Hay libros que se reciben como cartas de amor escritas por un desconocido. El que tengo ahora frente a mí, Una guía sobre el arte de perderse (Capitán Swing), es uno de esos libros. O una de esas cartas. Rebecca Solnit es el nombre de su autora. Si Walter Benjamin afirma que para conocer una ciudad lo deseable es prescindir de mapas y perderse en ella, las personas también perdemos nuestro rumbo en ocasiones para -pasado un tiempo- reencontrarnos a nosotras mismas.
Una de las cosas que más hermana a los seres humanos es la fragilidad. Aunque no lo parezca, todos somos vulnerables y, a veces, voluntaria o involuntariamente, perdemos la orientación, la inercia natural del tiempo y el espacio. Un fracaso, una pérdida, una ausencia inasumible nos llevan a encrucijadas que nunca hubiéramos imaginado. ¿Quién no ha buscado la estabilidad y se ha encontrado -en el fragor ciclotímico de los días- con noches desiertas, silencios y soledades? ¿Quién no ha sucumbido alguna vez a la mecánica automática de la desidia, a la proyección constante del miedo en una noche de insomnio? ¿Qué persona, en la cima de su pena, no ha deseado en algún momento poner fin a sus días?
Extraviarse, dice la escritora norteamericana, es a veces una elección voluntaria, e implica un reto complejo: ser capaz de sumergirse en la incertidumbre y el misterio. Una guía sobre el arte de perderse es un paseo por ese territorio hostil que -por desconocido- de golpe nos sorprende una mañana. Y es también un catálogo de extravíos, de extraviados: Yves Klein en el cromatismo azul de sus lienzos; Allan Poe en sus delirios alcohólicos; Thoreau en su paraíso de Walden. Pero, sobre todo, este ensayo es un desafío al conformismo y la rutina articulado por la memoria de la autora. A lo largo de todo el libro comparecen sombras, presencias luminosas del pasado: la abuela materna perdida en los abismos de la amnesia, una amiga de juventud caída por sobredosis de heroína, un amor ausente que vive dentro de un bosque.
Rebecca viaja por el mundo, rememora episodios de su vida y escribe: “Esas noches sola en moteles de pueblos perdidos del país donde no conozco a nadie y nadie que me conozca sabe dónde estoy, noches transcurridas en compañía de cuadros extraños que me ofrecen un descanso temporal de mi biografía y en las que me he perdido, pero sé dónde estoy”. ¿Quién no ha experimentado esa sensación alguna vez? ¿Quién no guarda memoria de esos íntimos tránsitos? Escribir es una manera de fijar lo provisional, de mantenerse alerta frente al miedo. Recuerdo noches como esas. Noches donde la libertad del anonimato fija nuestra soledad en el espejo de todas las soledades.
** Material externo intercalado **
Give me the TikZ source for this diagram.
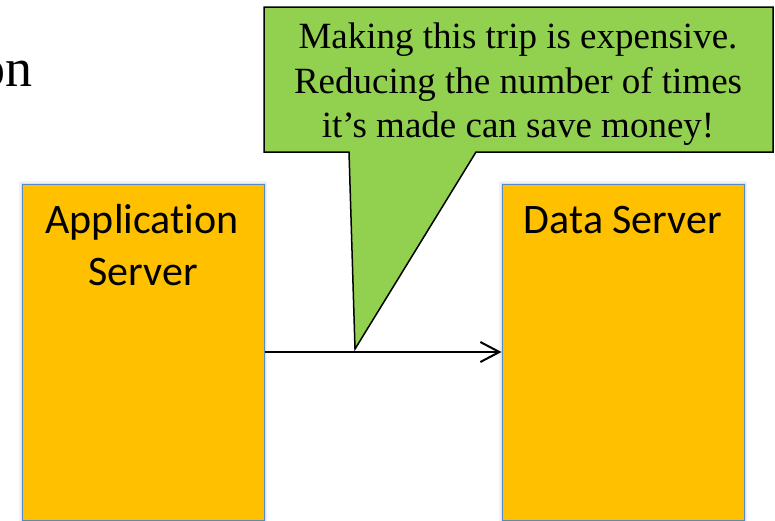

Noches que nos revelan un perfil inédito de la realidad, un asombro nuevo a la espera de otro paso futuro.
Igual que Rebecca Solnit, hago un ejercicio de introspección y recuerdo. Recuerdo los veranos de mi juventud: los rostros amados, los silencios azules, las noches eléctricas. Recuerdo los libros, las músicas, las ciudades. Las sombras presentes del pasado. Las sombras presentes del presente. Aquellos que todavía están, aquellos que ya se fueron. Me acuerdo de ti. Pienso en la fraternidad de las palabras. Pienso que escribirte es una manera de conectarme con el mundo. Que mandarte una carta es tener la certeza de que alguien que está muy lejos va a escucharme.
El azul de la distancia es el título que pone la autora a los capítulos pares de su carta, de esta misiva dividida en fragmentos. El acto de errar por los márgenes, de bucear en los recuerdos, de invocar el lenguaje de los sueños le conduce a los paisajes de la memoria. Solnit piensa en las calles de San Francisco, en la épica urbana de Joy Division, en los discos de blues que escuchaba en la adolescencia. Solnit piensa en las montañas de Canadá; yo dibujo un bosque azul que Rebeca conoce. Pienso en las cartas que ella ha escrito para mí, en las que yo he escrito para ella. Revivo mi muerte reciente y evoco un abrazo y un beso muy suave encendidos de ternura. Descubro que la llave que cerró la puerta de mi angustia tenía la forma de sus manos.
Pienso en la fraternidad de los afectos: en la lealtad, la piedad, la compasión. Pienso que tu nombre es un abrigo contra la intemperie de los días. Pienso en las palabras que Simone Weil le escribió a un amigo suyo que estaba muy lejos: “Amemos esta distancia, toda ella tejida de amistad, pues los que no se aman no pueden ser separados”. Pienso que estas palabras pueden ser el comienzo de una carta de amor para ti.